The first major clearance scheme of slum properties in the centre of Nottingham, was the destruction in the 1880s of the many yards, known as Rookeries, that lay beyond Long Row and Parliament Street. This allowed the building of King Street and Queen Street, giving easier access into the Great Market Place from the north.

In the 1890s the whole area east of Milton Street was cleared of its warren of houses, and the Victoria Railway Station was then built on the site. The station, which remained for fewer than 70 years, is still remembered with affection by many Nottingham people.

The borough was given city status by Queen Victoria in 1897; the date coincided with her Diamond Jubilee and thus gave the populace a double reason for celebration. The population of the new city was then 239,000 - a figure which has only increased modestly since then.
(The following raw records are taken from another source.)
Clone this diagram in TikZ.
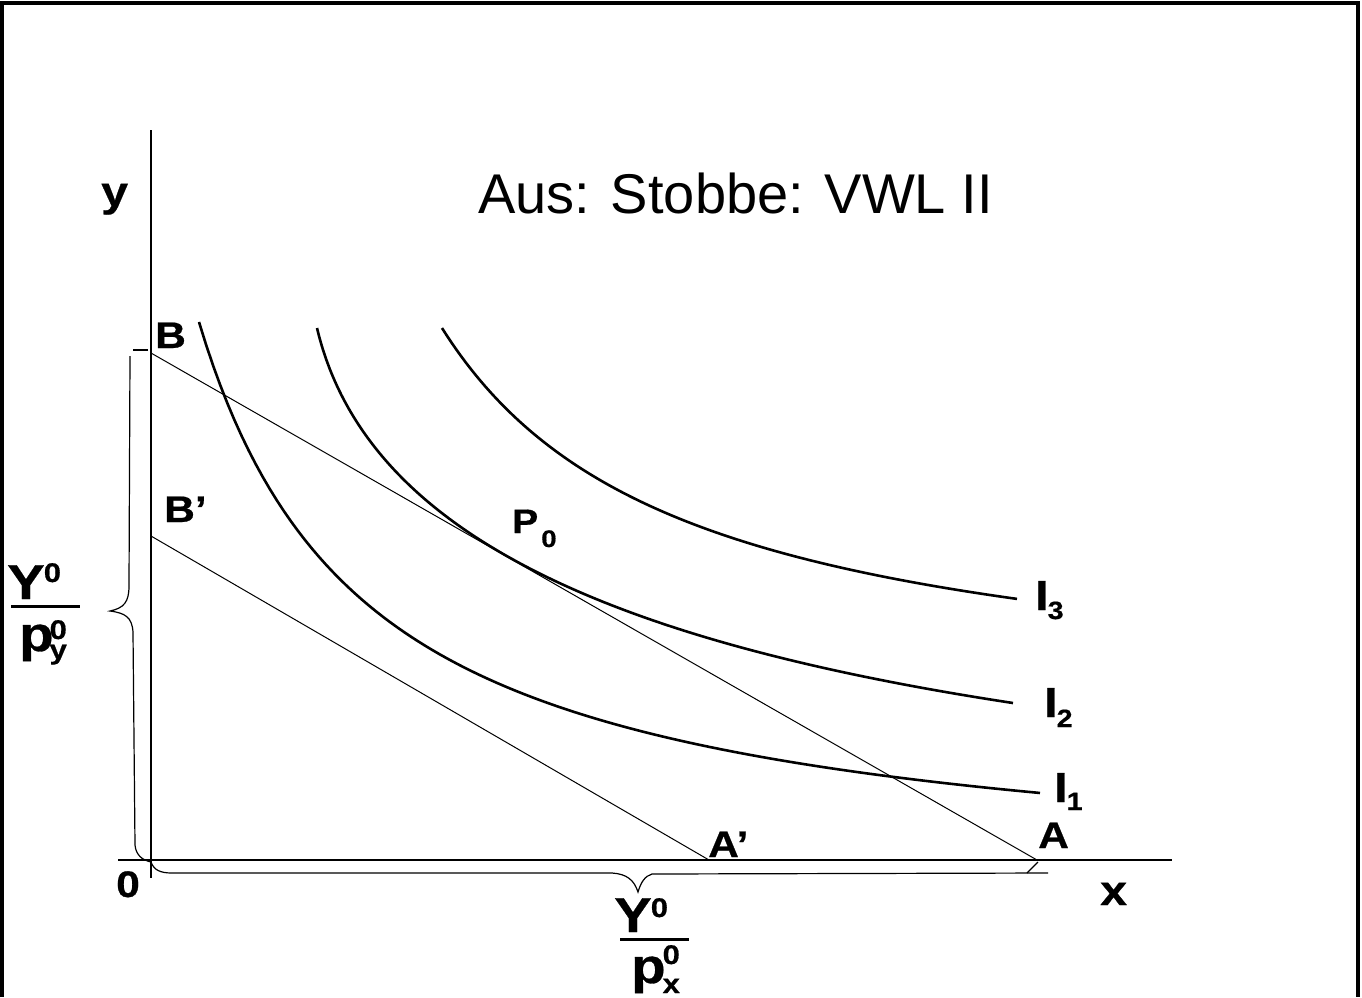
\documentclass[tikz,border=0pt]{standalone}
\usepackage{fontspec}
\setmainfont{Liberation Sans}
\newfontfamily\lblfont[FakeStretch=1.15,FakeBold=0.6]{Liberation Sans}
\newcommand{\frsfont}{\lblfont\bfseries\fontsize{27}{32}\selectfont}
\newcommand{\isubfont}{\lblfont\bfseries\fontsize{25}{30}\selectfont}
\newcommand{\psubfont}{\lblfont\bfseries\fontsize{24}{28}\selectfont}
\begin{document}
\begin{tikzpicture}[x=1pt,y=-1pt,
  frame/.style={line width=3.5pt},
  axis/.style={line width=2pt},
  icurve/.style={line width=2.6pt},
  budget/.style={line width=1pt},
  bracket/.style={line width=1.2pt},
  lbl/.style={inner sep=0pt, anchor=base west, font=\lblfont\fontsize{37}{42}\selectfont\bfseries},
  ilbl/.style={lbl, font=\lblfont\fontsize{42}{48}\selectfont\bfseries},
  axlbl/.style={lbl, font=\lblfont\fontsize{42}{48}\selectfont\bfseries},
  fr/.style={lbl, font=\lblfont\fontsize{49}{56}\selectfont\bfseries},
  title/.style={inner sep=0pt, anchor=base west, font=\fontsize{56}{62}\selectfont}]
\useasboundingbox (0,0) rectangle (1362,997);
% frame
\draw[frame] (2,997) -- (2,3) -- (1358,3) -- (1358,997);
% axes
\coordinate (ytop) at (151,130);
\coordinate (ybot) at (151,878);
\coordinate (xleft) at (118,860);
\coordinate (xright) at (1172,860);
\draw[axis] (ytop) -- (ybot);
\draw[axis] (xleft) -- (xright);
% budget lines
\coordinate (Bp) at (151,353);
\coordinate (Ap) at (1037,860);
\coordinate (B2p) at (151,536);
\coordinate (A2p) at (709,860);
\draw[budget] (Bp) -- (Ap);
\draw[budget] (B2p) -- (A2p);
% indifference curves
\draw[icurve] plot[domain=199:1040, samples=120] (\x, {887.6 - 955.88/((\x-30)/100)});
\coordinate (I2s) at (317,328);
\coordinate (I2e) at (1013,703);
\draw[icurve] (I2s) .. controls (365,530) and (600,640) .. (I2e);
\draw[icurve] plot[domain=442:1017, samples=120] (\x, {712.9 - 931.37/((\x-200)/100)});
% vertical brace
\draw[bracket] (148,350) -- (133,350);
\draw[bracket] (130,356) -- (129,586) .. controls (129,602) and (124,608) .. (110,611)
  .. controls (125,613) and (132,617) .. (133,632) -- (135,845)
  .. controls (136,855) and (142,860) .. (151,862);
% horizontal brace
\draw[bracket] (151,862) .. controls (154,870) and (160,873) .. (172,873) -- (612,873)
  .. controls (627,874) and (634,880) .. (638,892)
  .. controls (641,882) and (645,876) .. (652,874) -- (1048,873);
\draw[bracket] (1027,873) -- (1038,862);
% labels
\node[title] (title) at (478,213) {Aus: Stobbe: VWL II};
\node[axlbl] (ylbl) at (101,206) {y};
\node[axlbl] (xlbl) at (1100,905) {x};
\node[lbl] (zero) at (116,897) {0};
\node[lbl] (B) at (155,348) {B};
\node[lbl] (B2) at (164,522) {B’};
\node[lbl] (A) at (1038,848) {A};
\node[lbl] (A2) at (708,857) {A’};
\node[lbl, font=\lblfont\fontsize{34}{40}\selectfont\bfseries] (P) at (512,533)
  {P\kern3pt\raisebox{-14pt}{\psubfont 0}};
\node[ilbl] (I3) at (1035,610) {I\kern-1pt\raisebox{-9pt}{\isubfont 3}};
\node[ilbl] (I2) at (1044,717) {I\kern-1pt\raisebox{-10pt}{\isubfont 2}};
\node[ilbl] (I1) at (1054,802) {I\kern-1pt\raisebox{-8pt}{\isubfont 1}};
% left fraction
\node[fr] (Yl) at (7,599) {Y\kern-1pt\raisebox{17pt}{\frsfont 0}};
\draw[line width=3pt] (11,606) -- (80,606);
\node[fr] (pl) at (19,651)
  {p\kern-4pt\makebox[0pt][l]{\raisebox{12pt}{\frsfont 0}}\raisebox{-8pt}{\frsfont y}};
% bottom fraction
\node[fr] (Yb) at (614,932) {Y\kern-1pt\raisebox{15pt}{\frsfont 0}};
\draw[line width=3pt] (620,939) -- (689,939);
\node[fr] (pb) at (631,983)
  {p\kern-3pt\makebox[0pt][l]{\raisebox{19pt}{\frsfont 0}}\raisebox{-10pt}{\frsfont x}};
\end{tikzpicture}
\end{document}
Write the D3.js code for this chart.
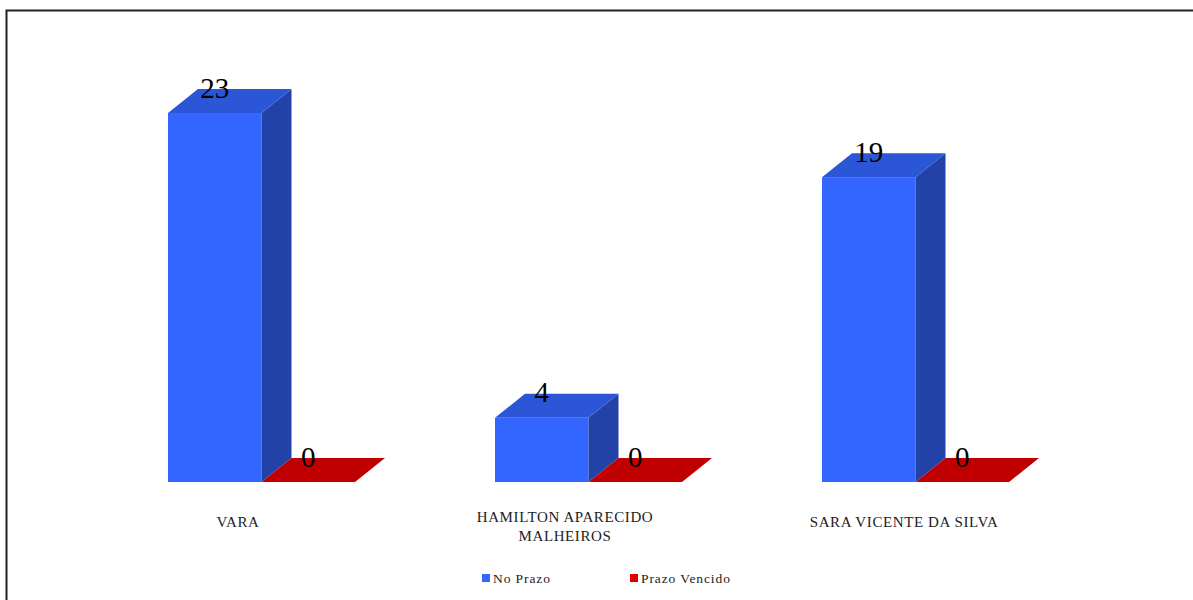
<!DOCTYPE html>
<html>
<head>
<meta charset="utf-8">
<script src="https://cdn.jsdelivr.net/npm/d3@7"></script>
<style>
  body { margin: 0; background: #fff; }
  svg { display: block; }
  text { font-family: 'Liberation Serif', 'Times New Roman', serif; }
</style>
</head>
<body>
<svg id="chart" width="1193" height="600"></svg>
<script>
const categories = ['VARA', 'HAMILTON APARECIDO|MALHEIROS', 'SARA VICENTE DA SILVA'];
const series = ['No Prazo', 'Prazo Vencido'];
const noPrazo = [23, 4, 19];
const prazoVencido = [0, 0, 0];

const svg = d3.select('#chart');
const width = 1193, height = 600;

// frame
svg.append('rect')
  .attr('x', 6.5).attr('y', 10.5)
  .attr('width', width).attr('height', height)
  .attr('fill', 'none').attr('stroke', '#222').attr('stroke-width', 2);

// colors per series: front, top, side
const colors = {
  'No Prazo': { front: '#3366FF', top: '#2B56D6', side: '#2342A8' },
  'Prazo Vencido': { front: '#C00000', top: '#C00000', side: '#A00000' }
};

const depthX = 30, depthY = 24;
// label centre inside each category slot (text boxes are not quite centred)
const labelCenter = [70, 70, 82];

const x = d3.scaleBand().domain(categories).range([168, 1149]).paddingInner(0);
const xs = d3.scaleBand().domain(series).range([0, 187]);
const y = d3.scaleLinear().domain([0, 23]).range([482, 113]);

const rows = categories.map((c, i) => ({
  cat: c,
  idx: i,
  values: [
    { key: 'No Prazo', value: noPrazo[i] },
    { key: 'Prazo Vencido', value: prazoVencido[i] }
  ]
}));

const groups = svg.selectAll('.cat')
  .data(rows)
  .enter().append('g')
  .attr('class', 'cat')
  .attr('transform', d => `translate(${x(d.cat)},0)`);

groups.each(function(d) {
  const g = d3.select(this);
  d.values.forEach(v => {
    const x0 = xs(v.key), x1 = x0 + xs.bandwidth();
    const yt = y(v.value), yb = y(0);
    const col = colors[v.key];
    // front face
    if (yb - yt > 0) {
      g.append('rect')
        .attr('x', x0).attr('y', yt)
        .attr('width', x1 - x0).attr('height', yb - yt)
        .attr('fill', col.front);
      // side face
      g.append('path')
        .attr('d', `M${x1},${yt}L${x1 + depthX},${yt - depthY}L${x1 + depthX},${yb - depthY}L${x1},${yb}Z`)
        .attr('fill', col.side);
    }
    // top face
    g.append('path')
      .attr('d', `M${x0},${yt}L${x0 + depthX},${yt - depthY}L${x1 + depthX},${yt - depthY}L${x1},${yt}Z`)
      .attr('fill', col.top);
    // value label
    g.append('text')
      .attr('x', (x0 + x1) / 2)
      .attr('y', yt - 15.5)
      .attr('text-anchor', 'middle')
      .attr('font-size', 29)
      .attr('fill', '#000')
      .text(v.value);
  });

  // category label
  const lines = d.cat.split('|');
  const cx = labelCenter[d.idx];
  const t = g.append('text')
    .attr('x', cx)
    .attr('y', 527)
    .attr('text-anchor', 'middle')
    .attr('font-size', 15)
    .attr('letter-spacing', 0.6)
    .attr('fill', '#222');
  lines.forEach((l, i) => {
    t.append('tspan').attr('x', cx).attr('dy', i === 0 ? (lines.length > 1 ? -5 : 0) : 19).text(l);
  });
});

// legend
const legendX = [482, 630];
const legend = svg.selectAll('.legend')
  .data(series)
  .enter().append('g')
  .attr('class', 'legend')
  .attr('transform', (d, i) => `translate(${legendX[i]},574)`);
legend.append('rect')
  .attr('width', 8).attr('height', 8)
  .attr('fill', d => d === 'No Prazo' ? '#3366FF' : '#E00000');
legend.append('text')
  .attr('x', 11).attr('y', 9)
  .attr('font-size', 13.5)
  .attr('letter-spacing', 0.9)
  .attr('fill', '#222')
  .text(d => d);
</script>
</body>
</html>
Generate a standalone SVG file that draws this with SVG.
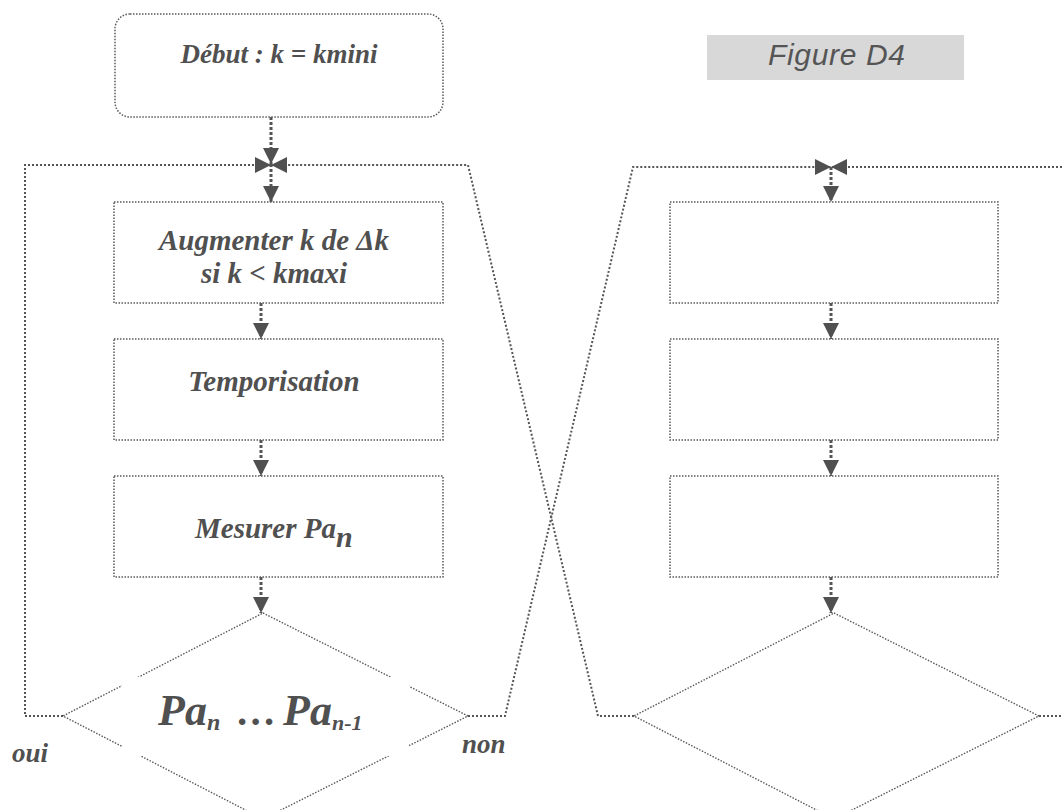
<svg xmlns="http://www.w3.org/2000/svg" width="1062" height="810" viewBox="0 0 1062 810">
<style>
.box{fill:none;stroke:#5a5a5a;stroke-width:1.5;stroke-dasharray:1.5 1.5}
.dia{fill:none;stroke:#5a5a5a;stroke-width:1.4;stroke-dasharray:1.5 1.5}
.loop{fill:none;stroke:#555;stroke-width:2;stroke-dasharray:2 2}
.stem{fill:none;stroke:#555;stroke-width:3;stroke-dasharray:3 2}
.t{font-family:"Liberation Serif","Times New Roman",serif;font-weight:bold;font-style:italic;fill:#505050}
</style>
<defs>
<marker id="ah" viewBox="0 0 16 16" refX="16" refY="8" markerWidth="16" markerHeight="16" markerUnits="userSpaceOnUse" orient="auto"><path d="M0,0 L16,8 L0,16 z" fill="#505050"/></marker>
</defs>
<rect width="1062" height="810" fill="#fff"/>
<g id="connectors">
<path class="stem" d="M271,117 V164" marker-end="url(#ah)"/>
<path class="stem" d="M271,164 V202" marker-end="url(#ah)"/>
<path class="loop" d="M63,716 H25 V165 H271" marker-end="url(#ah)"/>
<path class="loop" d="M634,716 H598 L468,165 H271" marker-end="url(#ah)"/>
<path class="stem" d="M261,303 V339" marker-end="url(#ah)"/>
<path class="stem" d="M261,440 V476" marker-end="url(#ah)"/>
<path class="stem" d="M261,577 V613" marker-end="url(#ah)"/>
<path class="loop" d="M468,716 H505 L633,167 H831" marker-end="url(#ah)"/>
<path class="loop" d="M1062,167 H831" marker-end="url(#ah)"/>
<path class="stem" d="M831,167 V202" marker-end="url(#ah)"/>
<path class="stem" d="M831,303 V339" marker-end="url(#ah)"/>
<path class="stem" d="M831,440 V476" marker-end="url(#ah)"/>
<path class="stem" d="M831,577 V613" marker-end="url(#ah)"/>
<path class="loop" d="M1039,716 H1062"/>
</g>
<g id="start">
<rect class="box" x="115" y="14" width="328" height="103" rx="15"/>
<text class="t" x="279" y="63" font-size="27" text-anchor="middle">Début : k = kmini</text>
</g>
<g id="augmenter">
<rect class="box" x="114" y="202" width="329" height="101"/>
<text class="t" x="274" y="250" font-size="29" text-anchor="middle">Augmenter k de Δk</text>
<text class="t" x="274" y="283" font-size="29" text-anchor="middle">si k &lt; kmaxi</text>
</g>
<g id="temporisation">
<rect class="box" x="114" y="339" width="329" height="101"/>
<text class="t" x="274" y="391" font-size="29" text-anchor="middle">Temporisation</text>
</g>
<g id="mesurer">
<rect class="box" x="114" y="476" width="329" height="101"/>
<text class="t" x="195" y="538" font-size="29">Mesurer Pa<tspan font-size="30" dy="9">n</tspan></text>
</g>
<g id="test">
<polygon class="dia" points="263,613 468,716 263,819 63,716"/>
<rect x="122" y="677" width="287" height="79" fill="#fff"/>
<text class="t" y="725" font-size="44"><tspan x="158">Pa</tspan><tspan font-size="24" dy="5">n</tspan><tspan x="237" dy="-5" font-size="40">…</tspan><tspan x="283" font-size="44">Pa</tspan><tspan font-size="22" dy="5">n-1</tspan></text>
</g>
<g id="label-oui">
<text class="t" x="12" y="762" font-size="27">oui</text>
</g>
<g id="label-non">
<text class="t" x="462" y="753" font-size="27">non</text>
</g>
<g id="r-box1"><rect class="box" x="670" y="202" width="328" height="101"/></g>
<g id="r-box2"><rect class="box" x="670" y="339" width="328" height="101"/></g>
<g id="r-box3"><rect class="box" x="670" y="476" width="328" height="101"/></g>
<g id="r-test"><polygon class="dia" points="834,613 1039,716 834,819 634,716"/></g>
<g id="figure-label">
<rect x="707" y="35" width="257" height="45" fill="#d8d8d9"/>
<text x="768" y="65" font-family="'Liberation Sans',Arial,sans-serif" font-style="italic" font-size="30" fill="#555" textLength="137" lengthAdjust="spacing">Figure D4</text>
</g>
</svg>
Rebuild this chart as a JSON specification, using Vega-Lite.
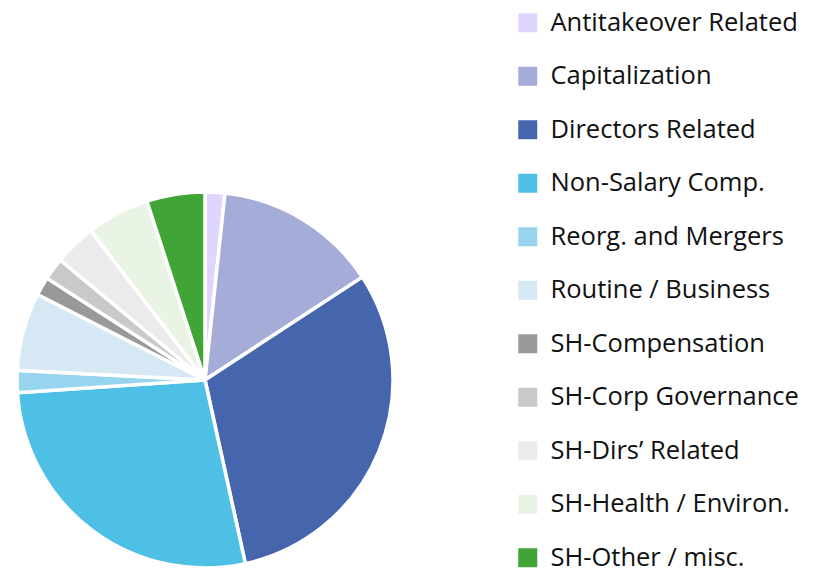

When Nottingham was given the status of a city in 1897, one authority described it as 'a large and improving town'. Industrially, great changes were taking place in the city. Lace making and hosiery knitting were still the principle trades, but along with these traditinal enterprises, three new industries had begun in the last quarter of the 19th century. Three men, one from Nottingham and the other two who made their names here, began separately to create a major new industry in the town. Jesse Boot, from humble beginnings as a herbalist, created a manufacturing and retailing chemist's business which is still the leading private employer in the city. There had been a small tobacco factory in Nottingham for over 50 years when John Player took it over in 1877, but it was in the late 1890s when the great expansion in the business took place which led in 1901 to the foundation of the Imperial Tobacco Company. The third great new industry of the town - the Raliegh Cycle Company - was founded by Frank Bowden, who in 1887 invested in a small bicycle works and within a few years had created the world's largest bicycle factory. Without these three major companies, Nottingham would haev suffered more severely from the slump in trade in the 1920s and 1930s and the decline in the lace industry.

The next period of change in the city was in the 1920s, when Friar Lane was widened, with the consequent loss of Dorothy Vernon's house, which caused a great protest.

The Corporation then proposed the demolition of the Exchange building and the many shops and public houses behind it. This scheme produced an even greater outcry, not only at the cost of building a new town hall but at the realisation that the annual Goose Fair was to be removed from the Market Place to another location. However, this enterprising scheme was approved, and the new Council House has become a source of Civic Pride.

Nottingham Goose Fair, which for centuries was held in the Market Place, may originally have been held in Weekday Cross. It is a matter of conjecture how old the fair is, but tradition states that it dates from 1284, the year of the charter of Edward I. As with many fairs, Nottingham's fair took place after harvest time, when geese had been fattened on the corn stubble. One of the last deeds of the Mayor of Nottingham was to entertain the burgesses to a feast at which roast goose was the prime joint, and this custom was observed until 1781. The fair was originally intended as a mart, but in modern times it has become a pleasure fair. It is held for three days every year in early October, and is still a major event in Nottingham’s year.

The year 1928 saw the opening of the new University College at Highfields - the land and money was donated by Sir Jesse Boot - which led in 1948 to the creation of the University of Nottingham

Nottingham began the 21st century by introducing an old form of transport brought up to date. The city's modern trams give a distinctly Continental air to the streets.